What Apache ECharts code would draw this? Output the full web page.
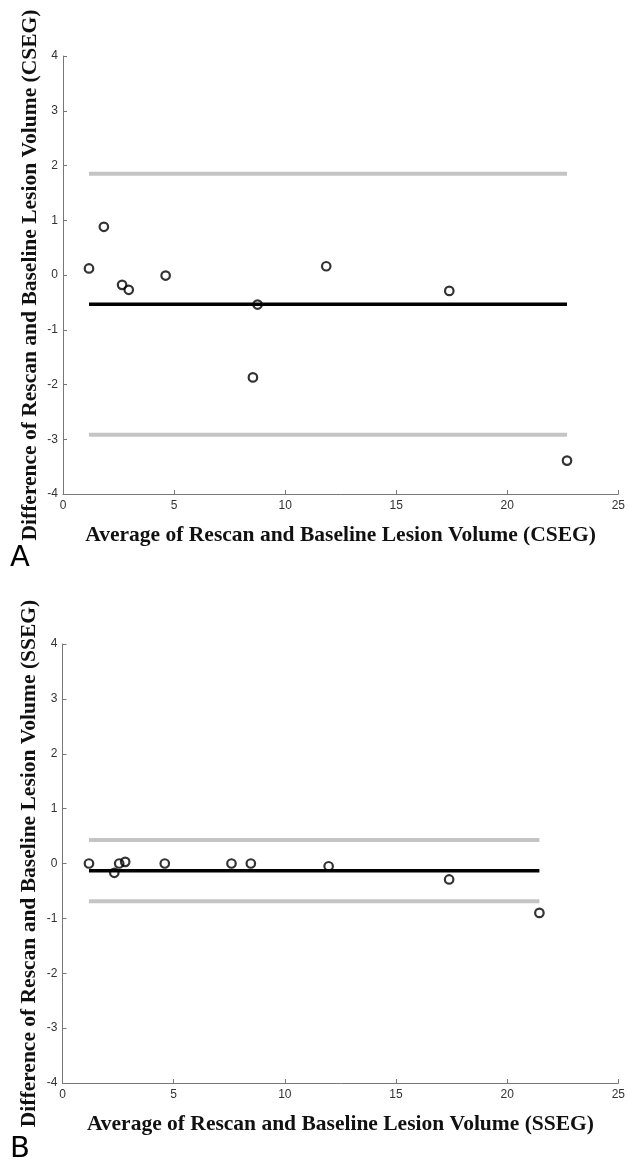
<!DOCTYPE html>
<html>
<head>
<meta charset="utf-8">
<script src="https://cdn.jsdelivr.net/npm/echarts@6/dist/echarts.min.js"></script>
<style>
html,body{margin:0;padding:0;background:#fff;}
#chart{width:628px;height:1159px;}
</style>
</head>
<body>
<div id="chart"></div>
<script>
// Panel A (CSEG)
const cseg_avg  = [1.17, 1.84, 2.66, 2.96, 4.62, 8.76, 8.55, 11.85, 17.39, 22.69];
const cseg_diff = [0.12, 0.88, -0.18, -0.27, -0.01, -0.54, -1.87, 0.16, -0.29, -3.39];
const cseg_mean = -0.535;
const cseg_upper = 1.85;
const cseg_lower = -2.92;
const cseg_range = [1.17, 22.69];

// Panel B (SSEG)
const sseg_avg  = [1.19, 2.33, 2.55, 2.82, 4.6, 7.6, 8.47, 11.97, 17.39, 21.45];
const sseg_diff = [0.0, -0.17, 0.0, 0.03, 0.0, 0.0, 0.0, -0.05, -0.29, -0.9];
const sseg_mean = -0.13;
const sseg_upper = 0.43;
const sseg_lower = -0.69;
const sseg_range = [1.19, 21.45];

const xTitles = ['Average of Rescan and Baseline Lesion Volume (CSEG)', 'Average of Rescan and Baseline Lesion Volume (SSEG)'];
const yTitles = ['Difference of Rescan and Baseline Lesion Volume (CSEG)', 'Difference of Rescan and Baseline Lesion Volume (SSEG)'];
const panelLetters = ['A', 'B'];

const chart = echarts.init(document.getElementById('chart'));

function xAxisFor(i) {
  return {
    type: 'value', gridIndex: i, min: 0, max: 25, interval: 5,
    splitLine: {show: false},
    axisLine: {show: true, onZero: false, lineStyle: {color: '#777', width: 1}},
    axisTick: {show: true, inside: true, length: 4, lineStyle: {color: '#777'}},
    axisLabel: {color: '#333', fontSize: 12, fontFamily: 'Liberation Sans', margin: 6},
    name: xTitles[i], nameLocation: 'middle', nameGap: 30,
    nameTextStyle: {fontFamily: 'Liberation Serif', fontWeight: 'bold', fontSize: 21.5, color: '#111'}
  };
}
function yAxisFor(i) {
  return {
    type: 'value', gridIndex: i, min: -4, max: 4, interval: 1,
    splitLine: {show: false},
    axisLine: {show: true, onZero: false, lineStyle: {color: '#777', width: 1}},
    axisTick: {show: true, inside: true, length: 4, lineStyle: {color: '#777'}},
    axisLabel: {color: '#333', fontSize: 12, fontFamily: 'Liberation Sans', margin: 5},
    name: yTitles[i], nameLocation: 'middle', nameGap: 22, nameMoveOverlap: false,
    nameTextStyle: {fontFamily: 'Liberation Serif', fontWeight: 'bold', fontSize: 21.5, color: '#111'}
  };
}
function hline(i, val, range, color, width) {
  return {
    type: 'line', xAxisIndex: i, yAxisIndex: i, symbol: 'none', silent: true, z: 2,
    data: [[range[0], val], [range[1], val]],
    lineStyle: {color: color, width: width}
  };
}
function scatter(i, xs, ys) {
  return {
    type: 'scatter', xAxisIndex: i, yAxisIndex: i, symbol: 'circle', symbolSize: 8.5, z: 5,
    data: xs.map((x, k) => [x, ys[k]]),
    itemStyle: {color: 'rgba(0,0,0,0)', borderColor: '#000', borderWidth: 2.2}
  };
}

chart.setOption({
  animation: false,
  backgroundColor: '#fff',
  grid: [
    {left: 63, top: 56, width: 557, height: 438},
    {left: 62.5, top: 644, width: 556.5, height: 439}
  ],
  xAxis: [xAxisFor(0), xAxisFor(1)],
  yAxis: [yAxisFor(0), yAxisFor(1)],
  graphic: [
    {type: 'text', left: 10, top: 544, style: {text: panelLetters[0], font: '29px "DejaVu Sans"', fill: '#000'}},
    {type: 'text', left: 10, top: 1135, style: {text: panelLetters[1], font: '29px "DejaVu Sans"', fill: '#000'}}
  ],
  series: [
    hline(0, cseg_upper, cseg_range, '#c4c4c4', 4),
    hline(0, cseg_lower, cseg_range, '#c4c4c4', 4),
    hline(0, cseg_mean, cseg_range, '#000', 3.5),
    scatter(0, cseg_avg, cseg_diff),
    hline(1, sseg_upper, sseg_range, '#c4c4c4', 4),
    hline(1, sseg_lower, sseg_range, '#c4c4c4', 4),
    hline(1, sseg_mean, sseg_range, '#000', 3.5),
    scatter(1, sseg_avg, sseg_diff)
  ]
});
</script>
</body>
</html>
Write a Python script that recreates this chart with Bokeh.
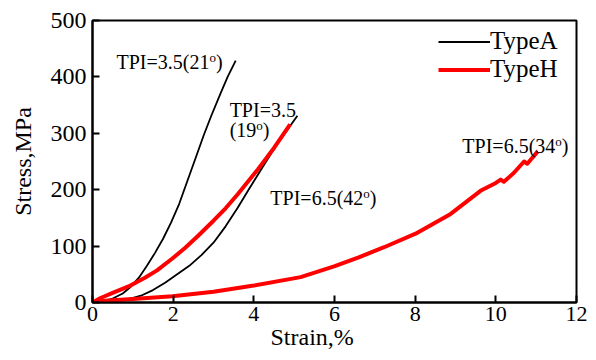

━━━━━━━━━━━━━━━━

Going through the data above, count the lines where the string "script" appears, and answer with only that number.

### [THE RESULT]
4